* What you have to do
Return each line of the data below exactly, omitting any pictures.

* Collected data
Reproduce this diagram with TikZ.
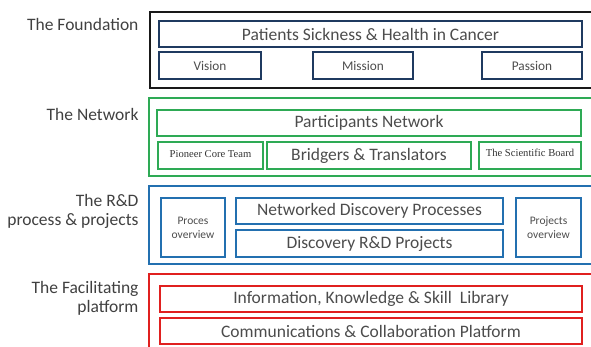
\documentclass[tikz,border=0pt]{standalone}
\usepackage{fontspec}
\setmainfont{Carlito}
\newfontfamily\smallserif{Liberation Serif}
\definecolor{navy}{HTML}{1F3A60}
\definecolor{grn}{HTML}{2EAA55}
\definecolor{blu}{HTML}{2370B0}
\definecolor{rd}{HTML}{E0201F}
\begin{document}
\begin{tikzpicture}[x=1pt,y=-1pt,
  outerbox/.style={draw=#1,line width=2.4pt},
  innerbox/.style={draw=#1,line width=2pt,inner sep=0pt,text=black!70},
  big/.style={font=\fontsize{17.5}{20}\selectfont},
  mid/.style={font=\fontsize{13.3}{15}\selectfont},
  ovw/.style={font=\fontsize{11.5}{14}\selectfont,align=center},
  tiny/.style={font=\smallserif\fontsize{10.6}{12}\selectfont,text=black!80},
  lbl/.style={font=\fontsize{17.5}{19.5}\selectfont,text=black!75,align=right,anchor=east}]
\useasboundingbox (0,0) rectangle (591,347);
\clip (0,0) rectangle (591,347);
% Foundation
\draw[outerbox=black!90] (150,12) rectangle (600,88);
\node[lbl] (lf) at (142,24) {The Foundation};
\node[innerbox=navy,minimum width=423pt,minimum height=26pt,big] (psh) at (370.5,34) {Patients Sickness \& Health in Cancer};
\node[innerbox=navy,minimum width=102pt,minimum height=27pt,mid] (vis) at (210,65.5) {Vision};
\node[innerbox=navy,minimum width=100pt,minimum height=27pt,mid] (mis) at (363,65.5) {Mission};
\node[innerbox=navy,minimum width=100pt,minimum height=27pt,mid] (pas) at (532,65.5) {Passion};
% Network
\draw[outerbox=grn] (149,98) rectangle (600,176);
\node[lbl] (ln) at (142,114) {The Network};
\node[innerbox=grn,minimum width=424pt,minimum height=26pt,big] (pn) at (369,123) {Participants Network};
\node[innerbox=grn,minimum width=105pt,minimum height=27pt,tiny] (pct) at (210.5,155.5) {\raisebox{4pt}{Pioneer Core Team}};
\node[innerbox=grn,minimum width=204pt,minimum height=27pt,big] (bt) at (369,155.5) {Bridgers \& Translators};
\node[innerbox=grn,minimum width=102pt,minimum height=27pt,tiny] (tsb) at (530,155.5) {\raisebox{4.5pt}{The Scientific Board}};
% R&D
\draw[outerbox=blu] (149,186) rectangle (600,264);
\node[lbl] (lr) at (142,211.5) {The R\&D\\process \& projects};
\node[innerbox=blu,minimum width=64pt,minimum height=59pt,ovw] (po) at (193,227.5) {Proces\\overview};
\node[innerbox=blu,minimum width=267pt,minimum height=26pt,big] (ndp) at (369.5,211) {Networked Discovery Processes};
\node[innerbox=blu,minimum width=267pt,minimum height=27pt,big] (drp) at (369.5,243.5) {Discovery R\&D Projects};
\node[innerbox=blu,minimum width=65pt,minimum height=59pt,ovw] (pro) at (548.5,227.5) {Projects\\overview};
% Facilitating
\draw[outerbox=rd] (149,274) rectangle (600,360);
\node[lbl] (lp) at (142,298.5) {The Facilitating\\platform};
\node[innerbox=rd,minimum width=422pt,minimum height=26pt,big] (iks) at (371,299) {Information, Knowledge \& Skill\ \ Library};
\node[innerbox=rd,minimum width=422pt,minimum height=26pt,big] (ccp) at (371,331) {Communications \& Collaboration Platform};
\end{tikzpicture}
\end{document}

* Result of the task
Reproduce this diagram with TikZ.
\documentclass[tikz,border=0pt]{standalone}
\usepackage{fontspec}
\setmainfont{Carlito}
\newfontfamily\smallserif{Liberation Serif}
\definecolor{navy}{HTML}{1F3A60}
\definecolor{grn}{HTML}{2EAA55}
\definecolor{blu}{HTML}{2370B0}
\definecolor{rd}{HTML}{E0201F}
\begin{document}
\begin{tikzpicture}[x=1pt,y=-1pt,
  outerbox/.style={draw=#1,line width=2.4pt},
  innerbox/.style={draw=#1,line width=2pt,inner sep=0pt,text=black!70},
  big/.style={font=\fontsize{17.5}{20}\selectfont},
  mid/.style={font=\fontsize{13.3}{15}\selectfont},
  ovw/.style={font=\fontsize{11.5}{14}\selectfont,align=center},
  tiny/.style={font=\smallserif\fontsize{10.6}{12}\selectfont,text=black!80},
  lbl/.style={font=\fontsize{17.5}{19.5}\selectfont,text=black!75,align=right,anchor=east}]
\useasboundingbox (0,0) rectangle (591,347);
\clip (0,0) rectangle (591,347);
% Foundation
\draw[outerbox=black!90] (150,12) rectangle (600,88);
\node[lbl] (lf) at (142,24) {The Foundation};
\node[innerbox=navy,minimum width=423pt,minimum height=26pt,big] (psh) at (370.5,34) {Patients Sickness \& Health in Cancer};
\node[innerbox=navy,minimum width=102pt,minimum height=27pt,mid] (vis) at (210,65.5) {Vision};
\node[innerbox=navy,minimum width=100pt,minimum height=27pt,mid] (mis) at (363,65.5) {Mission};
\node[innerbox=navy,minimum width=100pt,minimum height=27pt,mid] (pas) at (532,65.5) {Passion};
% Network
\draw[outerbox=grn] (149,98) rectangle (600,176);
\node[lbl] (ln) at (142,114) {The Network};
\node[innerbox=grn,minimum width=424pt,minimum height=26pt,big] (pn) at (369,123) {Participants Network};
\node[innerbox=grn,minimum width=105pt,minimum height=27pt,tiny] (pct) at (210.5,155.5) {\raisebox{4pt}{Pioneer Core Team}};
\node[innerbox=grn,minimum width=204pt,minimum height=27pt,big] (bt) at (369,155.5) {Bridgers \& Translators};
\node[innerbox=grn,minimum width=102pt,minimum height=27pt,tiny] (tsb) at (530,155.5) {\raisebox{4.5pt}{The Scientific Board}};
% R&D
\draw[outerbox=blu] (149,186) rectangle (600,264);
\node[lbl] (lr) at (142,211.5) {The R\&D\\process \& projects};
\node[innerbox=blu,minimum width=64pt,minimum height=59pt,ovw] (po) at (193,227.5) {Proces\\overview};
\node[innerbox=blu,minimum width=267pt,minimum height=26pt,big] (ndp) at (369.5,211) {Networked Discovery Processes};
\node[innerbox=blu,minimum width=267pt,minimum height=27pt,big] (drp) at (369.5,243.5) {Discovery R\&D Projects};
\node[innerbox=blu,minimum width=65pt,minimum height=59pt,ovw] (pro) at (548.5,227.5) {Projects\\overview};
% Facilitating
\draw[outerbox=rd] (149,274) rectangle (600,360);
\node[lbl] (lp) at (142,298.5) {The Facilitating\\platform};
\node[innerbox=rd,minimum width=422pt,minimum height=26pt,big] (iks) at (371,299) {Information, Knowledge \& Skill\ \ Library};
\node[innerbox=rd,minimum width=422pt,minimum height=26pt,big] (ccp) at (371,331) {Communications \& Collaboration Platform};
\end{tikzpicture}
\end{document}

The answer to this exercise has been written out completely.